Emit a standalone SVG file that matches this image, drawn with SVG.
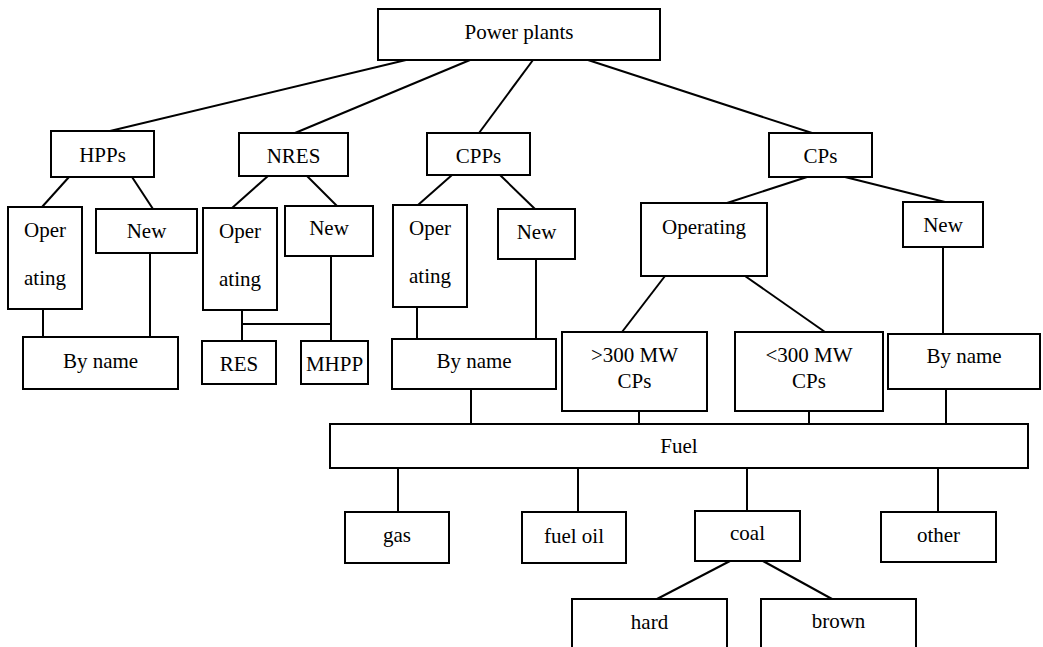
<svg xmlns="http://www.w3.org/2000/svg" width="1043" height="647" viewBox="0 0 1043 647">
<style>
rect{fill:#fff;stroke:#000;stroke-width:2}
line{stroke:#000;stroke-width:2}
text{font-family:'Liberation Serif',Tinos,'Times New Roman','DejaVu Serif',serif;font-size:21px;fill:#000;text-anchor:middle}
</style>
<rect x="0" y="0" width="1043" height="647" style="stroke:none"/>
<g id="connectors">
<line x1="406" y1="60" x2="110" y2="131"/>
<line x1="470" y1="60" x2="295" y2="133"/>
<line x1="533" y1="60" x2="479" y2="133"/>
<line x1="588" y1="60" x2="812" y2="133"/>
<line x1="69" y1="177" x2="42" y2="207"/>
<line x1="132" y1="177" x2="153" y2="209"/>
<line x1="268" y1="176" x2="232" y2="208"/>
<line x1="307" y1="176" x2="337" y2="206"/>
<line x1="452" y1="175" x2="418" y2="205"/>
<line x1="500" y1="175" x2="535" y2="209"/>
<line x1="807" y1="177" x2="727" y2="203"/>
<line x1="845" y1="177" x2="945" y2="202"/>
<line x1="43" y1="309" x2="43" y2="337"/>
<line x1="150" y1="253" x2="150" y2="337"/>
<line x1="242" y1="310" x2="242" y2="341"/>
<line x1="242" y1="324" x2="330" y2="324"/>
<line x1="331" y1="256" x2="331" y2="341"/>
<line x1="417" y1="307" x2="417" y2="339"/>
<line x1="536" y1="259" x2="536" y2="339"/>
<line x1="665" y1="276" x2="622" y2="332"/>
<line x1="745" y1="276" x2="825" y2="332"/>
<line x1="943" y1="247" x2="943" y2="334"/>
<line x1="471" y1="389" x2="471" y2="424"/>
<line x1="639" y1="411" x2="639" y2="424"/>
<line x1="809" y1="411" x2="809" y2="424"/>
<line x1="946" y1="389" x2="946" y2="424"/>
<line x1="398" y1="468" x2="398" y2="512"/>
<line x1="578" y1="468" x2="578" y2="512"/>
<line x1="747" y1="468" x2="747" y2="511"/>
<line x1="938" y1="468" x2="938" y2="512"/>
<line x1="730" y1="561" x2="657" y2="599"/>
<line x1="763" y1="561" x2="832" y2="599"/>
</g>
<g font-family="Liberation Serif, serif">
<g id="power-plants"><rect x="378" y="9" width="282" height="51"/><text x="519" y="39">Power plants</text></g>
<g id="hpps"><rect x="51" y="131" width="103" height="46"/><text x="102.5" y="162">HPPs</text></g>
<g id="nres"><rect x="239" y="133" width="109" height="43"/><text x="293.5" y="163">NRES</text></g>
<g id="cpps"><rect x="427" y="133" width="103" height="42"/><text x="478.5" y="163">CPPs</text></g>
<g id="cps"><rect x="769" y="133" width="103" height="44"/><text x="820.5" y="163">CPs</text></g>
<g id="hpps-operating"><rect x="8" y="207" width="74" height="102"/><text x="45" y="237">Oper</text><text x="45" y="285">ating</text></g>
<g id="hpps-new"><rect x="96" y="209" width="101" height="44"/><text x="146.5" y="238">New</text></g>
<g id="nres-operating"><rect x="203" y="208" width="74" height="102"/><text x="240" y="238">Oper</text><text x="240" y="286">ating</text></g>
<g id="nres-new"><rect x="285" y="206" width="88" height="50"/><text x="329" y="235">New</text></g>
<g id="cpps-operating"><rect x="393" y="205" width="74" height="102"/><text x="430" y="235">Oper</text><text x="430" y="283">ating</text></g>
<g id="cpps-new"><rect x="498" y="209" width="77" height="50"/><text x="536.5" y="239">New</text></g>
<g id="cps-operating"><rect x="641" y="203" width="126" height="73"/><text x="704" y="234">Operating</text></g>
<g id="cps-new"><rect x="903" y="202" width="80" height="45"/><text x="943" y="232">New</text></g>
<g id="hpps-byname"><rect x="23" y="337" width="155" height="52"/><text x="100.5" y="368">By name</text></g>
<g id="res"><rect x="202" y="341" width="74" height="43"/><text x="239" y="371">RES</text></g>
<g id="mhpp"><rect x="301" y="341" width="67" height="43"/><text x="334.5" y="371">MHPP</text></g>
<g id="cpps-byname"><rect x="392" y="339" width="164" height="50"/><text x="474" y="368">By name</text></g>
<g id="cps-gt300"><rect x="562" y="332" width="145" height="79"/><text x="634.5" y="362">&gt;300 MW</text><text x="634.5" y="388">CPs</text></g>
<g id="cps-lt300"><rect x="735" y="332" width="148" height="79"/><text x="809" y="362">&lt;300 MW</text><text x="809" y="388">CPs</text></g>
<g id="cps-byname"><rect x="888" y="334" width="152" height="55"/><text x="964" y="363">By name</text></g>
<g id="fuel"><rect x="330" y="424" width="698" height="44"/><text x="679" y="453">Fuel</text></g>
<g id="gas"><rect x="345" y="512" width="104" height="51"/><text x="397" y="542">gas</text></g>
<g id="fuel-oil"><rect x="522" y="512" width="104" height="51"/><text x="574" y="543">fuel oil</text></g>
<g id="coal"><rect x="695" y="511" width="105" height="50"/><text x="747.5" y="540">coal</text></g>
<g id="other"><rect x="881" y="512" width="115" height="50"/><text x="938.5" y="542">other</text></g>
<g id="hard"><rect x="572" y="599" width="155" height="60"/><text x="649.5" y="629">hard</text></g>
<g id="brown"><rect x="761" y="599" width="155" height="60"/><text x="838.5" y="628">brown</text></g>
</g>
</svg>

◆ **Goal of the exercise**:
Output each line exactly; omit every picture.

◆ **Reply to the exercise**:
Emit a standalone SVG file that matches this image, drawn with SVG.
<svg xmlns="http://www.w3.org/2000/svg" width="1043" height="647" viewBox="0 0 1043 647">
<style>
rect{fill:#fff;stroke:#000;stroke-width:2}
line{stroke:#000;stroke-width:2}
text{font-family:'Liberation Serif',Tinos,'Times New Roman','DejaVu Serif',serif;font-size:21px;fill:#000;text-anchor:middle}
</style>
<rect x="0" y="0" width="1043" height="647" style="stroke:none"/>
<g id="connectors">
<line x1="406" y1="60" x2="110" y2="131"/>
<line x1="470" y1="60" x2="295" y2="133"/>
<line x1="533" y1="60" x2="479" y2="133"/>
<line x1="588" y1="60" x2="812" y2="133"/>
<line x1="69" y1="177" x2="42" y2="207"/>
<line x1="132" y1="177" x2="153" y2="209"/>
<line x1="268" y1="176" x2="232" y2="208"/>
<line x1="307" y1="176" x2="337" y2="206"/>
<line x1="452" y1="175" x2="418" y2="205"/>
<line x1="500" y1="175" x2="535" y2="209"/>
<line x1="807" y1="177" x2="727" y2="203"/>
<line x1="845" y1="177" x2="945" y2="202"/>
<line x1="43" y1="309" x2="43" y2="337"/>
<line x1="150" y1="253" x2="150" y2="337"/>
<line x1="242" y1="310" x2="242" y2="341"/>
<line x1="242" y1="324" x2="330" y2="324"/>
<line x1="331" y1="256" x2="331" y2="341"/>
<line x1="417" y1="307" x2="417" y2="339"/>
<line x1="536" y1="259" x2="536" y2="339"/>
<line x1="665" y1="276" x2="622" y2="332"/>
<line x1="745" y1="276" x2="825" y2="332"/>
<line x1="943" y1="247" x2="943" y2="334"/>
<line x1="471" y1="389" x2="471" y2="424"/>
<line x1="639" y1="411" x2="639" y2="424"/>
<line x1="809" y1="411" x2="809" y2="424"/>
<line x1="946" y1="389" x2="946" y2="424"/>
<line x1="398" y1="468" x2="398" y2="512"/>
<line x1="578" y1="468" x2="578" y2="512"/>
<line x1="747" y1="468" x2="747" y2="511"/>
<line x1="938" y1="468" x2="938" y2="512"/>
<line x1="730" y1="561" x2="657" y2="599"/>
<line x1="763" y1="561" x2="832" y2="599"/>
</g>
<g font-family="Liberation Serif, serif">
<g id="power-plants"><rect x="378" y="9" width="282" height="51"/><text x="519" y="39">Power plants</text></g>
<g id="hpps"><rect x="51" y="131" width="103" height="46"/><text x="102.5" y="162">HPPs</text></g>
<g id="nres"><rect x="239" y="133" width="109" height="43"/><text x="293.5" y="163">NRES</text></g>
<g id="cpps"><rect x="427" y="133" width="103" height="42"/><text x="478.5" y="163">CPPs</text></g>
<g id="cps"><rect x="769" y="133" width="103" height="44"/><text x="820.5" y="163">CPs</text></g>
<g id="hpps-operating"><rect x="8" y="207" width="74" height="102"/><text x="45" y="237">Oper</text><text x="45" y="285">ating</text></g>
<g id="hpps-new"><rect x="96" y="209" width="101" height="44"/><text x="146.5" y="238">New</text></g>
<g id="nres-operating"><rect x="203" y="208" width="74" height="102"/><text x="240" y="238">Oper</text><text x="240" y="286">ating</text></g>
<g id="nres-new"><rect x="285" y="206" width="88" height="50"/><text x="329" y="235">New</text></g>
<g id="cpps-operating"><rect x="393" y="205" width="74" height="102"/><text x="430" y="235">Oper</text><text x="430" y="283">ating</text></g>
<g id="cpps-new"><rect x="498" y="209" width="77" height="50"/><text x="536.5" y="239">New</text></g>
<g id="cps-operating"><rect x="641" y="203" width="126" height="73"/><text x="704" y="234">Operating</text></g>
<g id="cps-new"><rect x="903" y="202" width="80" height="45"/><text x="943" y="232">New</text></g>
<g id="hpps-byname"><rect x="23" y="337" width="155" height="52"/><text x="100.5" y="368">By name</text></g>
<g id="res"><rect x="202" y="341" width="74" height="43"/><text x="239" y="371">RES</text></g>
<g id="mhpp"><rect x="301" y="341" width="67" height="43"/><text x="334.5" y="371">MHPP</text></g>
<g id="cpps-byname"><rect x="392" y="339" width="164" height="50"/><text x="474" y="368">By name</text></g>
<g id="cps-gt300"><rect x="562" y="332" width="145" height="79"/><text x="634.5" y="362">&gt;300 MW</text><text x="634.5" y="388">CPs</text></g>
<g id="cps-lt300"><rect x="735" y="332" width="148" height="79"/><text x="809" y="362">&lt;300 MW</text><text x="809" y="388">CPs</text></g>
<g id="cps-byname"><rect x="888" y="334" width="152" height="55"/><text x="964" y="363">By name</text></g>
<g id="fuel"><rect x="330" y="424" width="698" height="44"/><text x="679" y="453">Fuel</text></g>
<g id="gas"><rect x="345" y="512" width="104" height="51"/><text x="397" y="542">gas</text></g>
<g id="fuel-oil"><rect x="522" y="512" width="104" height="51"/><text x="574" y="543">fuel oil</text></g>
<g id="coal"><rect x="695" y="511" width="105" height="50"/><text x="747.5" y="540">coal</text></g>
<g id="other"><rect x="881" y="512" width="115" height="50"/><text x="938.5" y="542">other</text></g>
<g id="hard"><rect x="572" y="599" width="155" height="60"/><text x="649.5" y="629">hard</text></g>
<g id="brown"><rect x="761" y="599" width="155" height="60"/><text x="838.5" y="628">brown</text></g>
</g>
</svg>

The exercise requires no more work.